My primary care physician, Dr. John Schuler, discovered an elevated presence of protein in my blood and urine during that process. He referred me to a local hematologist named Dr. Gerald Goldklang. Dr. G ran tests to further evaluate this condition, including a full body bone scan and a bone marrow biopsy. I remember the day he called … we were in Findlay Ohio in my mother-in-law’s living room. Frances Beck, Patty, Gary and Marge Anthony, and myself were about to have a word of prayer. Dr. G said, in his fluid verbal style, “You have a condition known as ‘MGUS,’ monoclonal gammopathy of undetermined significance.” This benign condition should be watched and evaluated every 6-12 months. I received the news as “interesting.” I had just been through the TKR. This was merely another bump on the journey of becoming older.
I followed through on my visits to Dr. G’s office for my tests, even missing a year or two. I remember getting scolded by the nurse for being neglectful after I eventually renewed my visits. Nevertheless, the numbers of the levels Dr. G watched were still slightly elevated but not progressing.
PAIN – several months ago, I began noticing pain in my humerus bone on both shoulders. “Is this just more arthritis, or could it be something related to my condition?” Upon informing Dr. G, I was given instructions to go back to the hospital to have another bone scan done. The results showed a very small lesion on my right side. “I’d like to do another bone marrow biopsy right away, tomorrow if possible,” was his response. This process involves the extraction of marrow in an outpatient setting in his office. It was no problem … when you’ve had a TKR, all else is a piece of cake.
The following Thursday my support team (Patty, my wife, and Julie, my oldest daughter) and I sat in his office and were told that 10 percent of my plasma cells were cancerous, thus yielding the Smoldering Myeloma diagnosis. He was very encouraging as he shared that although Myeloma is presently incurable, it is treatable. He told me about a medicine combination called RVD (Revlimid, Velcade, and Dexamethasone) that he wanted to start immediately. To date, I have received two treatments. Although I am presently beginning to experience annoying side effects, I am purposed to take advantage of the medical treatments available to me.

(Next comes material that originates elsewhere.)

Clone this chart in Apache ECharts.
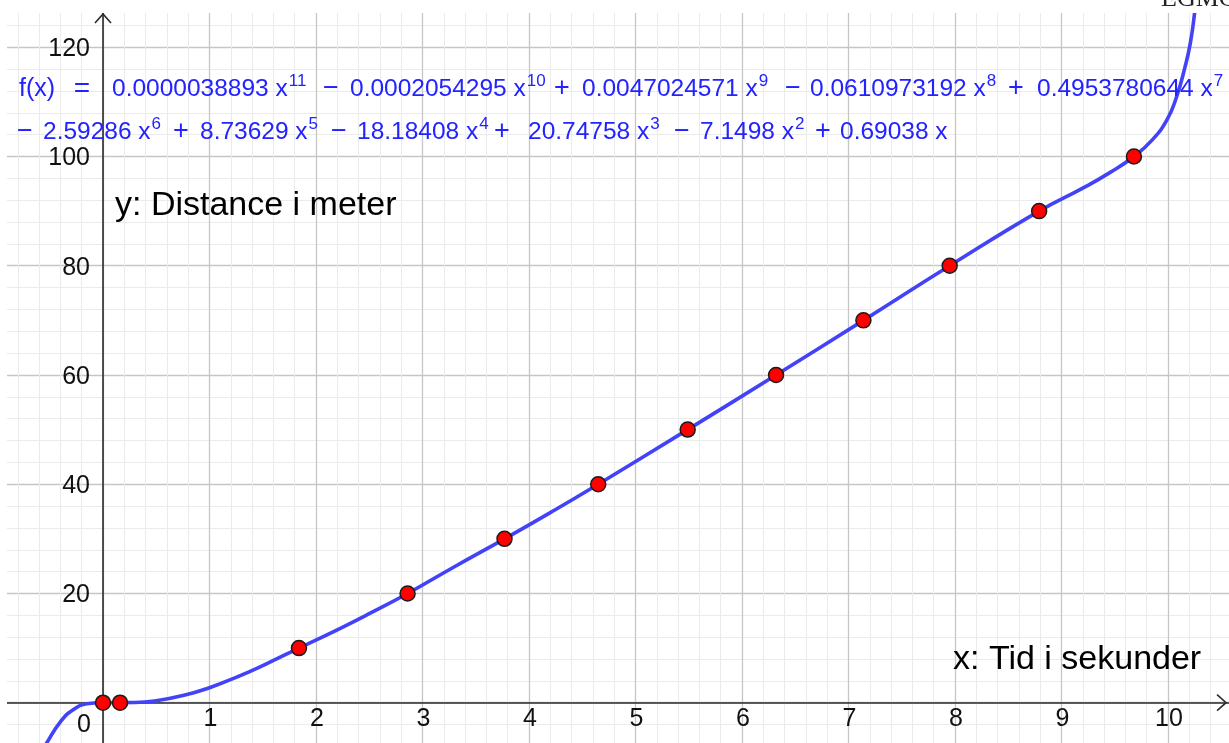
<!DOCTYPE html>
<html><head><meta charset="utf-8">
<script src="https://cdn.jsdelivr.net/npm/echarts@6/dist/echarts.min.js"></script>
<style>html,body{margin:0;padding:0;background:#fff;}#c{width:1229px;height:743px;}</style>
</head><body><div id="c"></div>
<script>
// ---- data ----
const pointX = [0, 0.16, 1.84, 2.86, 3.77, 4.65, 5.49, 6.32, 7.14, 7.95, 8.79, 9.68];
const pointY = [0, 0, 10, 20, 30, 40, 50, 60, 70, 80, 90, 100];
const curveX = [-0.57, -0.53, -0.4, -0.28, -0.15, 0, 0.3, 0.5, 0.75, 1.0, 1.25, 1.5, 1.84, 2.2, 2.5, 2.86, 3.3, 3.77, 4.2, 4.65, 5.49, 6.32, 7.14, 7.95, 8.79, 9.2, 9.45, 9.68, 9.85, 9.99, 10.08, 10.16, 10.21, 10.25, 10.29];
const curveY = [-8.6, -7.4, -3.5, -1.3, -0.2, 0, 0.03, 0.35, 1.3, 2.75, 4.65, 6.8, 10, 13.35, 16.3, 20, 24.9, 30, 34.8, 40, 50, 60, 70, 80, 90, 94.2, 97, 100, 103, 106.7, 110.9, 116.4, 120.8, 126.3, 133];
const xTickValues = [1, 2, 3, 4, 5, 6, 7, 8, 9, 10];
const xTickLabels = ['1','2','3','4','5','6','7','8','9','10'];
const yTickValues = [20, 40, 60, 80, 100, 120];
const yTickLabels = ['20','40','60','80','100','120'];
const originLabel = '0';
const xTitle = 'x: Tid i sekunder';
const yTitle = 'y: Distance i meter';
const fLabel = 'f(x)';
const termSigns1 = ['', '\u2212', '+', '\u2212', '+'];
const termCoefs1 = ['0.0000038893', '0.0002054295', '0.0047024571', '0.0610973192', '0.4953780644'];
const termExps1 = ['11', '10', '9', '8', '7'];
const termSigns2 = ['\u2212', '+', '\u2212', '+', '\u2212', '+'];
const termCoefs2 = ['2.59286', '8.73629', '18.18408', '20.74758', '7.1498', '0.69038'];
const termExps2 = ['6', '5', '4', '3', '2', ''];
const cornerText = 'EGMO';

// ---- layout (not data) ----
const signC1 = [null, 331, 562, 793, 1016];
const coefX1 = [112, 350, 582, 810, 1037];
const signC2 = [25, 181, 339, 502, 682, 823];
const coefX2 = [43, 200, 357, 528, 700, 840];
const FONT = '"Liberation Sans", Arial, sans-serif';
const BLUE_TXT = '#2323ff';

const chart = echarts.init(document.getElementById('c'), null, {renderer: 'canvas'});
const pxPerX = 106.5, pxPerY = 5.462, x0px = 103, y0px = 702.7;
const xMin = -1, xMax = 11, yMin = -20, yMax = 140;

chart.setOption({
  animation: false,
  backgroundColor: '#ffffff',
  grid: {
    left: x0px + xMin * pxPerX,
    right: 1229 - (x0px + xMax * pxPerX),
    top: y0px - yMax * pxPerY,
    bottom: 743 - (y0px - yMin * pxPerY),
    containLabel: false,
    outerBoundsMode: 'none'
  },
  xAxis: {
    type: 'value', min: xMin, max: xMax, interval: 1,
    axisLine: {show: true, onZero: true, lineStyle: {color: '#2b2b2b', width: 1.6}},
    axisTick: {show: false},
    axisLabel: {show: false},
    splitLine: {show: true, lineStyle: {color: '#c6c6c6', width: 1.3}},
    minorTick: {show: false, splitNumber: 5},
    minorSplitLine: {show: true, lineStyle: {color: '#ebebeb', width: 1}}
  },
  yAxis: {
    type: 'value', min: yMin, max: yMax, interval: 20,
    axisLine: {show: true, onZero: true, lineStyle: {color: '#2b2b2b', width: 1.6}},
    axisTick: {show: false},
    axisLabel: {show: false},
    splitLine: {show: true, lineStyle: {color: '#c6c6c6', width: 1.3}},
    minorTick: {show: false, splitNumber: 5},
    minorSplitLine: {show: true, lineStyle: {color: '#ebebeb', width: 1}}
  },
  series: [
    {
      type: 'line', data: curveX.map((x, i) => [x, curveY[i]]),
      showSymbol: false, smooth: 0.5, z: 3,
      lineStyle: {color: '#4242f8', width: 3.6}
    },
    {
      type: 'scatter', data: pointX.map((x, i) => [x, pointY[i]]),
      symbolSize: 15, z: 4,
      itemStyle: {color: '#ff0000', borderColor: '#1a1a1a', borderWidth: 1.5, opacity: 1}
    }
  ]
});

const P = (x, y) => chart.convertToPixel({gridIndex: 0}, [x, y]);
const origin = P(0, 0);
const yTip = P(0, 126.1);
const xTip = P(10.545, 0);

const g = [];
g.push({type: 'rect', z: 100, shape: {x: 0, y: 0, width: 1229, height: 13}, style: {fill: '#fff'}});
g.push({type: 'rect', z: 100, shape: {x: 0, y: 0, width: 7, height: 743}, style: {fill: '#fff'}});
g.push({type: 'polyline', z: 101, shape: {points: [[yTip[0] - 8, yTip[1] + 9], yTip, [yTip[0] + 8, yTip[1] + 9]]}, style: {stroke: '#2b2b2b', lineWidth: 1.6, fill: null}});
g.push({type: 'polyline', z: 101, shape: {points: [[xTip[0] - 9, xTip[1] - 8], xTip, [xTip[0] - 9, xTip[1] + 8]]}, style: {stroke: '#2b2b2b', lineWidth: 1.6, fill: null}});
g.push({type: 'text', z: 101, x: origin[0] - 19, y: origin[1] + 22, style: {text: originLabel, font: '25px ' + FONT, fill: '#111', align: 'center', verticalAlign: 'middle'}});
xTickValues.forEach((v, i) => {
  const p = P(v, 0);
  g.push({type: 'text', z: 101, x: p[0] + 1, y: p[1] + 16, style: {text: xTickLabels[i], font: '25px ' + FONT, fill: '#111', align: 'center', verticalAlign: 'middle'}});
});
yTickValues.forEach((v, i) => {
  const p = P(0, v);
  g.push({type: 'text', z: 101, x: p[0] - 13, y: p[1] + 2, style: {text: yTickLabels[i], font: '25px ' + FONT, fill: '#111', align: 'right', verticalAlign: 'middle'}});
});
g.push({type: 'text', z: 101, x: 115, y: 206, style: {text: yTitle, font: '34px ' + FONT, fill: '#000', align: 'left', verticalAlign: 'middle'}});
g.push({type: 'text', z: 101, x: 953, y: 660, style: {text: xTitle, font: '34px ' + FONT, fill: '#000', align: 'left', verticalAlign: 'middle'}});
g.push({type: 'text', z: 102, x: 1161, y: 12, style: {text: cornerText, font: '26px "Liberation Serif", serif', fill: '#222', align: 'left', verticalAlign: 'bottom'}});

const rich = {
  m: {fontSize: 24.5, fontFamily: FONT, fill: BLUE_TXT, lineHeight: 32, verticalAlign: 'middle'},
  s: {fontSize: 17, fontFamily: FONT, fill: BLUE_TXT, lineHeight: 17, verticalAlign: 'top', padding: [0, 0, 0, 1]}
};
function termText(coef, exp) {
  let t = '{m|' + coef + ' x}';
  if (exp) t += '{s|' + exp + '}';
  return t;
}
function addLine(signs, coefs, exps, sc, cx, y) {
  for (let i = 0; i < coefs.length; i++) {
    if (signs[i]) g.push({type: 'text', z: 101, x: sc[i], y: y, style: {text: signs[i], font: '27px ' + FONT, fill: BLUE_TXT, align: 'center', verticalAlign: 'middle'}});
    g.push({type: 'text', z: 101, x: cx[i], y: y, style: {text: termText(coefs[i], exps[i]), fill: BLUE_TXT, rich: rich, align: 'left', verticalAlign: 'middle'}});
  }
}
g.push({type: 'text', z: 101, x: 19, y: 89, style: {text: fLabel, font: '25px ' + FONT, fill: BLUE_TXT, align: 'left', verticalAlign: 'middle'}});
g.push({type: 'text', z: 101, x: 82, y: 89, style: {text: '=', font: '28px ' + FONT, fill: BLUE_TXT, align: 'center', verticalAlign: 'middle'}});
addLine(termSigns1, termCoefs1, termExps1, signC1, coefX1, 89);
addLine(termSigns2, termCoefs2, termExps2, signC2, coefX2, 132);

chart.setOption({graphic: {elements: g}});
</script>
</body></html>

Even as the Apostle Paul said, “The life which we now live in the flesh, we live by the faith of the Son of God Who loved us and gave Himself for us,” I am positioned in faith. I intend to walk in and receive all that the Lord has provided for me. I am encouraged, challenged, and actually stimulated to “Give to Jesus all my days, for it’s the only life that pays.” I am grateful for His healing, keeping presence in my life, and want to be faithful to the ministry opportunities He allows me to have.